Thanks. I'm a newbie so when I go to the LFS I am overwhelmed by all the choices. I was considering some neon tetra but I don't want to over do it. I checked out the tiger barbs and they look interesting. How many are recommended? They like to be in groups of 4 or more?

I've talked to the LFS and they will take any excess guppies or other fry that may over populate my tank so I can just keep the number to a good amount.

I did pick up a couple cories last night. They are very interesting fish to watch. Not shy at all.

The swordtails seem to have very shy personalities. The dalmation Molly we have is opposite. My little girl calls her the hostess as she has swam with all the other fish in the tank.

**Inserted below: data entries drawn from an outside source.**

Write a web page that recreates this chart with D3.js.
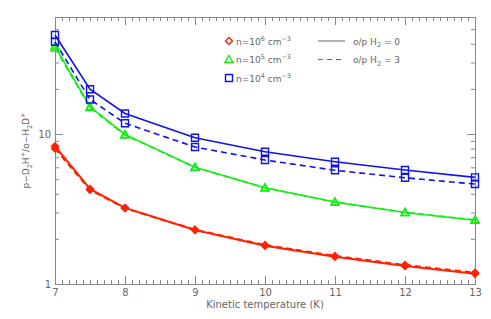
<!DOCTYPE html>
<html lang="en">
<head>
    <meta charset="utf-8">
    <title>p-D2H+/o-H2D+</title>
    <style>
        body{ margin:0; background:#fff; }
        svg text{ font-family:"DejaVu Sans",sans-serif; fill:#666; }
        .axis path,.axis line{ stroke:#888; }
    </style>
    <script src="https://cdn.jsdelivr.net/npm/d3@7"></script>
</head>
<body>
<div id="chart"></div>
<script>
    // temperatures (K)
    var temps = [7, 7.5, 8, 9, 10, 11, 12, 13];
    // ratio, o/p H2 = 0 (solid) and o/p H2 = 3 (dashed)
    var red0   = [8.3, 4.3, 3.22, 2.29, 1.80, 1.52, 1.32, 1.17];
    var red3   = [8.0, 4.25, 3.2, 2.3, 1.82, 1.54, 1.34, 1.19];
    var green0 = [38.5, 15.2, 9.95, 6.0, 4.38, 3.52, 3.0, 2.66];
    var green3 = [37.5, 15.0, 9.85, 6.0, 4.38, 3.52, 3.0, 2.68];
    var blue0  = [45.7, 19.9, 13.7, 9.45, 7.62, 6.54, 5.75, 5.14];
    var blue3  = [41.2, 17.0, 11.8, 8.19, 6.71, 5.73, 5.11, 4.64];
    var xTicks = [7, 8, 9, 10, 11, 12, 13];
    var yMajor = [1, 10];

    function draw() {
        var series = [
            {v: red0, c: "#ff2200", m: "diamond", dash: null},
            {v: red3, c: "#ff2200", m: "diamond", dash: "6,4"},
            {v: green0, c: "#11ee11", m: "triangle", dash: null},
            {v: green3, c: "#11ee11", m: "triangle", dash: "6,4"},
            {v: blue0, c: "#1111ee", m: "square", dash: null},
            {v: blue3, c: "#1111ee", m: "square", dash: "6,4"}
        ];

        var W = 491, H = 319;
        var pl = 55, pr = 475, pt = 17, pb = 284;

        var svg = d3.select("#chart").append("svg")
            .attr("width", W).attr("height", H);

        var x = d3.scaleLinear().domain([7, 13]).range([pl, pr]);
        var y = d3.scaleLog().domain([1, 60.3]).range([pb, pt]);

        var xMinor = d3.range(70, 131).map(function (d) { return d / 10; })
            .filter(function (d) { return xTicks.indexOf(d) < 0; });
        var yMinor = [2, 3, 4, 5, 6, 7, 8, 9, 20, 30, 40, 50];

        // axes: bottom, top, left, right (ticks inward)
        function addAxis(axis, tx, ty) {
            svg.append("g").attr("class", "axis")
                .attr("transform", "translate(" + tx + "," + ty + ")")
                .call(axis)
                .call(function (g) { g.selectAll("text").style("font-size", "10px").attr("fill", "#666"); });
        }
        addAxis(d3.axisBottom(x).tickValues(xTicks).tickSize(-8).tickPadding(5).tickFormat(d3.format("d")), 0, pb);
        addAxis(d3.axisBottom(x).tickValues(xMinor).tickSize(-4).tickFormat(""), 0, pb);
        addAxis(d3.axisTop(x).tickValues(xTicks).tickSize(-8).tickFormat(""), 0, pt);
        addAxis(d3.axisTop(x).tickValues(xMinor).tickSize(-4).tickFormat(""), 0, pt);
        addAxis(d3.axisLeft(y).tickValues(yMajor).tickSize(-8).tickPadding(4).tickFormat(d3.format("d")), pl, 0);
        addAxis(d3.axisLeft(y).tickValues(yMinor).tickSize(-4).tickFormat(""), pl, 0);
        addAxis(d3.axisRight(y).tickValues(yMajor).tickSize(-8).tickFormat(""), pr, 0);
        addAxis(d3.axisRight(y).tickValues(yMinor).tickSize(-4).tickFormat(""), pr, 0);

        function marker(type, cx, cy) {
            var s;
            if (type === "diamond") {
                s = 3.5;
                return "M" + cx + "," + (cy - s) + "L" + (cx + s) + "," + cy + "L" + cx + "," + (cy + s) + "L" + (cx - s) + "," + cy + "Z";
            }
            if (type === "triangle") {
                s = 4;
                return "M" + cx + "," + (cy - s) + "L" + (cx + s) + "," + (cy + s * 0.75) + "L" + (cx - s) + "," + (cy + s * 0.75) + "Z";
            }
            s = 3.5;
            return "M" + (cx - s) + "," + (cy - s) + "h" + 2 * s + "v" + 2 * s + "h" + -2 * s + "Z";
        }

        var line = d3.line()
            .x(function (d, i) { return x(temps[i]); })
            .y(function (d) { return y(d); });

        var plot = svg.append("g");
        series.forEach(function (s) {
            plot.append("path")
                .datum(s.v)
                .attr("d", line)
                .attr("fill", "none")
                .attr("stroke", s.c)
                .attr("stroke-width", s.m === "diamond" ? 2 : 1.6)
                .attr("stroke-dasharray", s.dash);
            plot.selectAll(null)
                .data(s.v)
                .enter()
                .append("path")
                .attr("d", function (d, i) { return marker(s.m, x(temps[i]), y(d)); })
                .attr("fill", s.m === "diamond" ? s.c : "none")
                .attr("stroke", s.c)
                .attr("stroke-width", 1.4);
        });

        // legend
        var leg = svg.append("g").style("font-size", "9px");
        var dens = [
            {c: "#ff2200", m: "diamond", e: "6"},
            {c: "#11ee11", m: "triangle", e: "5"},
            {c: "#1111ee", m: "square", e: "4"}
        ];
        dens.forEach(function (d, i) {
            var yy = 41 + i * 18.5;
            leg.append("path").attr("d", marker(d.m, 229, yy))
                .attr("fill", "none").attr("stroke", d.c).attr("stroke-width", 1.4);
            var t = leg.append("text").attr("x", 236).attr("y", yy + 3.5);
            t.append("tspan").text("n=10");
            t.append("tspan").attr("dy", -4).style("font-size", "6.5px").text(d.e);
            t.append("tspan").attr("dy", 4).text(" cm");
            t.append("tspan").attr("dy", -4).style("font-size", "6.5px").text("\u22123");
        });
        [{dash: null, v: "0"}, {dash: "5,4", v: "3"}].forEach(function (d, i) {
            var yy = 41 + i * 18.5;
            leg.append("line").attr("x1", 318).attr("x2", 345).attr("y1", yy).attr("y2", yy)
                .attr("stroke", "#666").attr("stroke-width", 1).attr("stroke-dasharray", d.dash);
            var t = leg.append("text").attr("x", 353).attr("y", yy + 3.5);
            t.append("tspan").text("o/p H");
            t.append("tspan").attr("dy", 2.5).style("font-size", "6.5px").text("2");
            t.append("tspan").attr("dy", -2.5).text(" = " + d.v);
        });

        // axis titles
        svg.append("text")
            .attr("x", (pl + pr) / 2).attr("y", 308)
            .attr("text-anchor", "middle").style("font-size", "10px")
            .text("Kinetic temperature (K)");

        var yl = svg.append("text")
            .attr("transform", "translate(29," + (pt + pb) / 2 + ") rotate(-90)")
            .attr("text-anchor", "middle").style("font-size", "9px");
        yl.append("tspan").text("p\u2212D");
        yl.append("tspan").attr("dy", 2.5).style("font-size", "6.5px").text("2");
        yl.append("tspan").attr("dy", -2.5).text("H");
        yl.append("tspan").attr("dy", -4).style("font-size", "6.5px").text("+");
        yl.append("tspan").attr("dy", 4).text("/o\u2212H");
        yl.append("tspan").attr("dy", 2.5).style("font-size", "6.5px").text("2");
        yl.append("tspan").attr("dy", -2.5).text("D");
        yl.append("tspan").attr("dy", -4).style("font-size", "6.5px").text("+");
    }
    draw();
</script>
</body>
</html>
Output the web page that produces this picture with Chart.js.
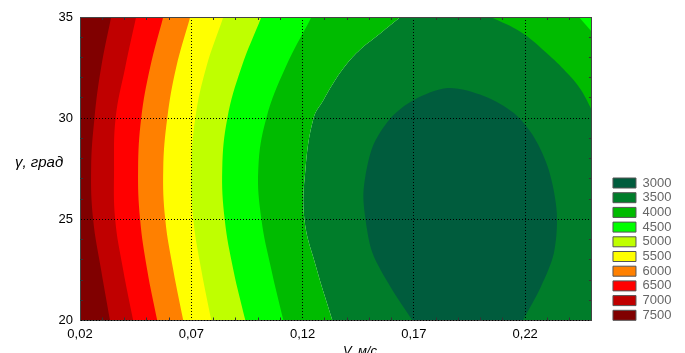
<!DOCTYPE html>
<html>
<head>
<meta charset="utf-8">
<title>Contour V - gamma</title>
<script src="https://cdn.jsdelivr.net/npm/chart.js@4.4.0/dist/chart.umd.min.js"></script>
<style>
  html, body { margin: 0; padding: 0; background: #fff; }
  #wrap { width: 685px; height: 353px; }
</style>
</head>
<body>
<div id="wrap"><canvas id="chart"></canvas></div>
<script>
// Axis ranges and ticks
const xMin = 0.02, xMax = 0.25;
const yMin = 20, yMax = 35;
const xTicks = [0.02, 0.07, 0.12, 0.17, 0.22];
const xTickLabels = ['0,02', '0,07', '0,12', '0,17', '0,22'];
const yTicks = [20, 25, 30, 35];
const yTickLabels = ['20', '25', '30', '35'];
// small marks along the frame
const xMinorTicks = [0.03, 0.04, 0.05, 0.06, 0.08, 0.09, 0.10, 0.11, 0.13, 0.14, 0.15, 0.16,
                     0.18, 0.19, 0.20, 0.21, 0.23, 0.24];
const yMinorTicks = [21, 22, 23, 24, 26, 27, 28, 29, 31, 32, 33, 34];

// Contour levels shown in the legend
const levels = [3000, 3500, 4000, 4500, 5000, 5500, 6000, 6500, 7000, 7500];

// Left bands: V of each contour line at these gamma values
const bandY = [20, 22.5, 25, 27.5, 30, 32.5, 35];
const edge7500 = [0.0335, 0.0295, 0.0259, 0.0250, 0.0265, 0.0295, 0.0340];
const edge7000 = [0.0439, 0.0394, 0.0358, 0.0353, 0.0360, 0.0403, 0.0452];
const edge6500 = [0.0547, 0.0502, 0.0470, 0.0461, 0.0475, 0.0515, 0.0574];
const edge6000 = [0.0664, 0.0619, 0.0583, 0.0574, 0.0592, 0.0632, 0.0695];
const edge5500 = [0.0790, 0.0745, 0.0709, 0.0700, 0.0718, 0.0767, 0.0844];
const edge5000 = [0.0943, 0.0889, 0.0850, 0.0839, 0.0862, 0.0925, 0.1015];
const edge4500 = [0.1114, 0.1060, 0.1015, 0.1001, 0.1037, 0.1123, 0.1240];

// 4000 / 3500 line, west part (V as a function of gamma)
const edge4000wY = [20, 22.6, 25, 27.5, 30, 30.9, 31.75, 32.6, 33.4, 34.2, 35];
const edge4000wX = [0.1334, 0.1262, 0.1208, 0.1213, 0.1249, 0.1294, 0.1339, 0.1393, 0.1460, 0.1550, 0.1640];

// 4000 / 3500 line, north-east part (gamma as a function of V)
const edge4000neX = [0.2045, 0.2180, 0.2306, 0.2396, 0.2450, 0.2504];
const edge4000neY = [35, 34.26, 33.12, 32.14, 31.4, 30.3];

// 4500 corner, top right
const corner4500X = [0.2441, 0.2505];
const corner4500Y = [35, 34.2];

// 3000 core (closed)
const core3000X = [0.1694, 0.1595, 0.1514, 0.1483, 0.1474, 0.1514, 0.1595, 0.1699, 0.1852,
                   0.2014, 0.2149, 0.2239, 0.2306, 0.2342, 0.2329, 0.2270, 0.2189];
const core3000Y = [20, 21.66, 23.34, 24.97, 26.45, 28.57, 30.0, 30.9, 31.49,
                   31.1, 30.25, 29.07, 27.44, 25.32, 23.34, 21.66, 20];

const levelColors = {
    3000: '#005c3d',
    3500: '#007d2a',
    4000: '#00bb00',
    4500: '#00ff00',
    5000: '#bfff00',
    5500: '#ffff00',
    6000: '#ff8000',
    6500: '#ff0000',
    7000: '#c00000',
    7500: '#800000'
};

const FONT = '"Liberation Sans", Arial, sans-serif';
const frameColor = '#444';

function pts(xs, ys) {
    return xs.map((x, i) => ({ x: x, y: ys[i] }));
}

function area(xs, ys, level, fill, axis, tension) {
    return {
        data: pts(xs, ys),
        indexAxis: axis,
        fill: fill,
        backgroundColor: levelColors[level],
        borderWidth: 0,
        pointRadius: 0,
        tension: tension
    };
}

// first dataset is drawn on top
const datasets = [
    area(edge7500, bandY, 7500, { value: xMin }, 'y', 0.4),
    area(edge7000, bandY, 7000, { value: xMin }, 'y', 0.4),
    area(edge6500, bandY, 6500, { value: xMin }, 'y', 0.4),
    area(edge6000, bandY, 6000, { value: xMin }, 'y', 0.4),
    area(edge5500, bandY, 5500, { value: xMin }, 'y', 0.4),
    area(edge5000, bandY, 5000, { value: xMin }, 'y', 0.4),
    area(edge4500, bandY, 4500, { value: xMin }, 'y', 0.4),
    area(corner4500X, corner4500Y, 4500, { value: yMax }, 'x', 0),
    area(core3000X, core3000Y, 3000, 'shape', 'x', 0.3),
    area(edge4000neX, edge4000neY, 4000, { value: yMax }, 'x', 0.4),
    area(edge4000wX, edge4000wY, 4000, { value: xMin }, 'y', 0.4),
    area(edge4000wX, edge4000wY, 3500, { value: xMax }, 'y', 0.4)
];

// horizontal y title and x title
const axisTitles = {
    id: 'axisTitles',
    afterDraw(chart) {
        const ctx = chart.ctx;
        ctx.save();
        ctx.fillStyle = '#000';
        ctx.textBaseline = 'alphabetic';
        ctx.font = 'italic 15px ' + FONT;
        ctx.textAlign = 'left';
        ctx.fillText('γ, град', 15, 167);
        ctx.font = 'italic 13px ' + FONT;
        ctx.textAlign = 'center';
        ctx.fillText('V, м/с', 360, 354.5);
        ctx.restore();
    }
};

// axis that only draws short inward marks (and optionally a frame line)
function markAxis(position, min, max, marks, size, frame) {
    const horizontal = position === 'top' || position === 'bottom';
    return {
        type: 'linear',
        position: position,
        min: min,
        max: max,
        weight: 0,
        afterBuildTicks: (s) => { s.ticks = marks.map(v => ({ value: v })); },
        afterFit: (s) => { if (horizontal) s.height = size; else s.width = size; },
        ticks: { display: false },
        grid: {
            display: true,
            drawOnChartArea: false,
            drawTicks: true,
            tickLength: -3,
            tickColor: '#333',
            tickWidth: 1,
            z: 1
        },
        border: { display: frame, color: frameColor, z: 1 }
    };
}

new Chart(document.getElementById('chart'), {
    type: 'line',
    data: { datasets: datasets },
    options: {
        responsive: true,
        maintainAspectRatio: false,
        animation: false,
        events: [],
        layout: { padding: { top: 0, left: 0, right: 3.6, bottom: 0 } },
        plugins: {
            tooltip: { enabled: false },
            legend: {
                position: 'right',
                align: 'start',
                onClick: null,
                // empty title only pushes the list down to the bottom of the plot
                title: { display: true, text: ' ', font: { size: 12 }, padding: { top: 160.4, bottom: 0 } },
                labels: {
                    boxWidth: 23,
                    boxHeight: 10,
                    padding: 1.7,
                    color: '#111',
                    font: { size: 13, family: FONT },
                    generateLabels: () => levels.map(l => ({
                        text: String(l),
                        fillStyle: levelColors[l],
                        strokeStyle: '#555',
                        lineWidth: 1,
                        hidden: false
                    }))
                }
            }
        },
        scales: {
            x: {
                type: 'linear',
                position: 'bottom',
                weight: 1,
                min: xMin,
                max: xMax,
                afterBuildTicks: (s) => { s.ticks = xTicks.map(v => ({ value: v })); },
                afterFit: (s) => { s.height = 32.5; },
                ticks: {
                    autoSkip: false,
                    maxRotation: 0,
                    padding: 6,
                    color: '#000',
                    font: { size: 13, family: FONT },
                    callback: (v) => xTickLabels[xTicks.indexOf(v)]
                },
                grid: { color: '#000', lineWidth: 1, drawTicks: false, z: 1 },
                border: { color: frameColor, dash: [1, 2], z: 1 }
            },
            y: {
                type: 'linear',
                position: 'left',
                weight: 1,
                min: yMin,
                max: yMax,
                afterBuildTicks: (s) => { s.ticks = yTicks.map(v => ({ value: v })); },
                afterFit: (s) => { s.width = 80; },
                ticks: {
                    padding: 7,
                    color: '#000',
                    font: { size: 13, family: FONT },
                    callback: (v) => yTickLabels[yTicks.indexOf(v)]
                },
                grid: { color: '#000', lineWidth: 1, drawTicks: false, z: 1 },
                border: { color: frameColor, dash: [1, 2], z: 1 }
            },
            x2: markAxis('top', xMin, xMax, xMinorTicks, 17, true),
            y2: markAxis('right', yMin, yMax, yMinorTicks, 19.3, true),
            x3: markAxis('bottom', xMin, xMax, xMinorTicks, 0, false),
            y3: markAxis('left', yMin, yMax, yMinorTicks, 0, false)
        }
    },
    plugins: [axisTitles]
});
</script>
</body>
</html>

The molly and swordtails seem to like to hang out with each other altho the two dark swordtails are swimming in pairs quite often.


----------



## P.senegalus (Aug 18, 2011)

Barbs, particularly tiger barbs, tend to be nippy. Most can't pass up long flowing fins. 

Danios are nice hardy fish. The long fin zebras really look great with guppies imo.


----------



## Obsidian (May 20, 2007)

If you hope to keep your guppies then I would not get Tiger Barbs. Not a good combo there. Your tiger barbs will love them


----------



## ZebraDanio12 (Jun 17, 2011)

If it were me, I'd pic a couple larger fish as a center piece. (apistos, rams, etc) And maybe a school of neons.


----------



## sunsation72 (Oct 24, 2012)

We like the guppies, however I'm seriously considering starting a new tank for just guppies. We have really enjoyed the 2 dalmatian mollies we have. My daughter named them Oreo and Chip. We also love the swordtails which are a bit larger than the guppies.

Over the weekend, we have some new fry but no idea who they came from as two of our guppies are very pregnant. I left all the pregnant fish in the tank and didn't remove them. I tried to save any that I could easily catch and put into a net breeder in the same tank. I counted 6 but I know I've seen more at the bottom of the tank. I have tons of rocks and plants which give them ample hiding spots.

I like the idea of some larger fish and was admiring some ram over the weekend but I want to hold off adding any fish until the pregnant guppies are done dropping their fry. Are ram happy if I just got one or do they do better in pairs or trios? The neons are on my list too. I don't want to add too many fish at once so once a week I had been adding them.


----------